This is the mail archive of the
gcc@gcc.gnu.org
mailing list for the GCC project.
BCT optimization
- To: Jeffrey Law <law at cygnus dot com>
- Subject: BCT optimization
- From: David Edelsohn <dje at watson dot ibm dot com>
- Date: Tue, 29 Sep 1998 15:10:51 -0400
- Cc: Michael Hayes <m dot hayes at elec dot canterbury dot ac dot nz>, Michael Hayes <michaelh at ongaonga dot chch dot cri dot nz>, egcs at cygnus dot com
Michael and I have been discussing how to generalize the BCT
optimization for all of our needs.
Currently the BCT initialization code is quite PowerPC-specific: a
GPR and a COUNT_REGISTER_REGNUM register are generated. The iteration
count is loaded into the GPR and then transferred into the count register
performing a manual reload because constants cannot be loaded into the
PowerPC CTR directly. This sequence clearly should be a separate pattern
to allow the machine description to load the counter in a
machine-dependent way.
In some cases, the register allocated needs to be communicated
between the initialization pattern and the decrement_and_branch pattern.

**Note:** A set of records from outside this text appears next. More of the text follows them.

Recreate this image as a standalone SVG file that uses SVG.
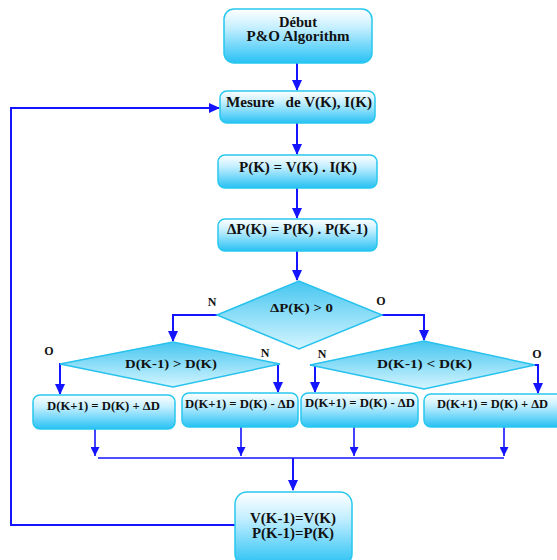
<svg xmlns="http://www.w3.org/2000/svg" width="557" height="560" viewBox="0 0 557 560">
<defs>
<linearGradient id="gBox" x1="0" y1="0" x2="0" y2="1">
<stop offset="0" stop-color="#ffffff"/>
<stop offset="0.35" stop-color="#c4efff"/>
<stop offset="1" stop-color="#27c1f4"/>
</linearGradient>
<linearGradient id="gDia" x1="0" y1="0" x2="0" y2="1">
<stop offset="0" stop-color="#46c6f0"/>
<stop offset="1" stop-color="#d4f5ff"/>
</linearGradient>
<marker id="ah" markerWidth="11" markerHeight="10" refX="10" refY="5" orient="auto" markerUnits="userSpaceOnUse">
<path d="M0,0 L11,5 L0,10 Z" fill="#1414ff"/>
</marker>
<marker id="ahs" markerWidth="9" markerHeight="9" refX="9" refY="4.5" orient="auto" markerUnits="userSpaceOnUse">
<path d="M0,0 L9,4.5 L0,9 Z" fill="#1414ff"/>
</marker>
</defs>
<style>
.box{fill:url(#gBox);stroke:#27c8ee;stroke-width:1.5}
.dia{fill:url(#gDia);stroke:#27c2ee;stroke-width:1.5}
.t{font-family:"Liberation Serif","Times New Roman",serif;font-weight:bold;fill:#111;text-anchor:middle}
.big{font-size:14px}
.sm{font-size:12px}
.lbl{font-family:"Liberation Serif","Times New Roman",serif;font-weight:bold;font-size:12px;fill:#111;text-anchor:middle}
.c{fill:none;stroke:#1414ff;stroke-width:2}
.cs{fill:none;stroke:#1414ff;stroke-width:1.6}
</style>

<g id="connectors">
<path class="c" d="M297,63 V90" marker-end="url(#ah)"/>
<path class="c" d="M297,123 V154" marker-end="url(#ah)"/>
<path class="c" d="M297,188 V218" marker-end="url(#ah)"/>
<path class="c" d="M297,251 V280" marker-end="url(#ah)"/>
<path class="c" d="M217,315 H173 V341" marker-end="url(#ah)"/>
<path class="c" d="M382,315 H424 V340" marker-end="url(#ah)"/>
<path class="c" d="M70,364 H60 V394" marker-end="url(#ah)"/>
<path class="c" d="M272,364 H278 V392" marker-end="url(#ah)"/>
<path class="c" d="M310,365 H315 V392" marker-end="url(#ah)"/>
<path class="c" d="M530,365 H538 V393" marker-end="url(#ah)"/>
<path class="cs" d="M95,429 V456" marker-end="url(#ahs)"/>
<path class="cs" d="M241,427 V456" marker-end="url(#ahs)"/>
<path class="cs" d="M354,427 V456" marker-end="url(#ahs)"/>
<path class="cs" d="M504,427 V456" marker-end="url(#ahs)"/>
<path class="cs" d="M98,458 H504"/>
<path class="c" d="M293,458 V490" marker-end="url(#ah)"/>
<path class="c" d="M235,525 H11 V108 H219" marker-end="url(#ah)"/>
</g>

<g id="n-debut">
<rect class="box" x="224" y="9" width="148" height="54" rx="10"/>
<text class="t big" x="298" y="27" textLength="38" lengthAdjust="spacingAndGlyphs">Début</text>
<text class="t big" x="298" y="41" textLength="103" lengthAdjust="spacingAndGlyphs">P&amp;O Algorithm</text>
</g>
<g id="n-mesure">
<rect class="box" x="220" y="91" width="155" height="32" rx="7"/>
<text class="t big" x="299" y="107" textLength="146" lengthAdjust="spacingAndGlyphs" xml:space="preserve">Mesure   de V(K), I(K)</text>
</g>
<g id="n-pk">
<rect class="box" x="218" y="155" width="159" height="33" rx="7"/>
<text class="t big" x="298" y="172" textLength="118" lengthAdjust="spacingAndGlyphs">P(K) = V(K) . I(K)</text>
</g>
<g id="n-dpk">
<rect class="box" x="218" y="219" width="159" height="32" rx="7"/>
<text class="t big" x="297.5" y="234" textLength="141" lengthAdjust="spacingAndGlyphs">ΔP(K) = P(K) . P(K-1)</text>
</g>
<g id="n-d1">
<polygon class="dia" points="217,315 299,281 382,315 299,349"/>
<text class="t sm" x="301.5" y="312" textLength="63" lengthAdjust="spacingAndGlyphs">ΔP(K) &gt; 0</text>
<text class="lbl" x="212" y="306">N</text>
<text class="lbl" x="381" y="305">O</text>
</g>
<g id="n-d2">
<polygon class="dia" points="60,364 173,342 280,364 173,387"/>
<text class="t sm" x="171" y="368" textLength="92" lengthAdjust="spacingAndGlyphs">D(K-1) &gt; D(K)</text>
<text class="lbl" x="49" y="355">O</text>
<text class="lbl" x="265" y="357">N</text>
</g>
<g id="n-d3">
<polygon class="dia" points="310,365 424,341 535,365 424,389"/>
<text class="t sm" x="424.5" y="368" textLength="95" lengthAdjust="spacingAndGlyphs">D(K-1) &lt; D(K)</text>
<text class="lbl" x="322" y="358">N</text>
<text class="lbl" x="537" y="358">O</text>
</g>
<g id="n-b5">
<rect class="box" x="33" y="395" width="142" height="34" rx="7"/>
<text class="t sm" x="103.5" y="410" textLength="113" lengthAdjust="spacingAndGlyphs">D(K+1) = D(K) + ΔD</text>
</g>
<g id="n-b6">
<rect class="box" x="182" y="393" width="116" height="34" rx="7"/>
<text class="t sm" x="240" y="408" textLength="110" lengthAdjust="spacingAndGlyphs">D(K+1) = D(K) - ΔD</text>
</g>
<g id="n-b7">
<rect class="box" x="301" y="393" width="117" height="34" rx="7"/>
<text class="t sm" x="360" y="407" textLength="110" lengthAdjust="spacingAndGlyphs">D(K+1) = D(K) - ΔD</text>
</g>
<g id="n-b8">
<rect class="box" x="424" y="394" width="140" height="33" rx="7"/>
<text class="t sm" x="492.5" y="408" textLength="111" lengthAdjust="spacingAndGlyphs">D(K+1) = D(K) + ΔD</text>
</g>
<g id="n-final">
<rect class="box" x="235" y="492" width="117" height="74" rx="12"/>
<text class="t big" x="293" y="523" textLength="86" lengthAdjust="spacingAndGlyphs">V(K-1)=V(K)</text>
<text class="t big" x="293" y="538" textLength="82" lengthAdjust="spacingAndGlyphs">P(K-1)=P(K)</text>
</g>
</svg>
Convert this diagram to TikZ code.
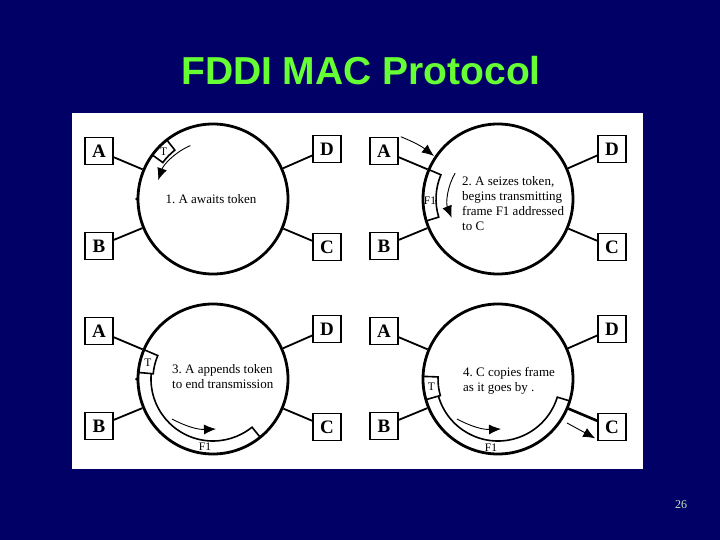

I can see three ways to accoplish this and I am not sure which is best:
1) Pass an empty RTX into the initialization pattern. Have the
preparation statements in the pattern call gen_rtx_REG, filling in the
RTX. The loop instrumentation code would then have the filled-in RTX to
pass as one of the parameters to the decrement_and_branch insn.
2) Call a new machine description MACRO definition to initialize
the RTX to pass to both patterns.
3) Have each machine description establish special variables for
this private communication between the two patterns.
This RTX does not always have to be a real RTX, it really is a magic
cookie passed between the two patterns. According to Michael, the ADI
SHARC needs a loop depth parameter which could use this mechanism as well.
Does passing an empty RTX and initializing it within a pattern as
in option (1) cause any problems or violate any GCC rules?
I am a little concerned about option (2) because the initialization
pattern and the macro may need to duplicate a lot of code or do a lot of
backchannel communication if choosing the right register could utilize
some other information known to the pattern.
If a particular target's implementation of the patterns needs more
than one parameter like this, I think it needs to be packed as a PARALLEL
RTX or use some additional out-of-band communication combining (1) or (2)
with (3). I think the 0-1-infinite rule comes into play here that any
fixed number other than 1 will cause problems eventually.
Thanks, David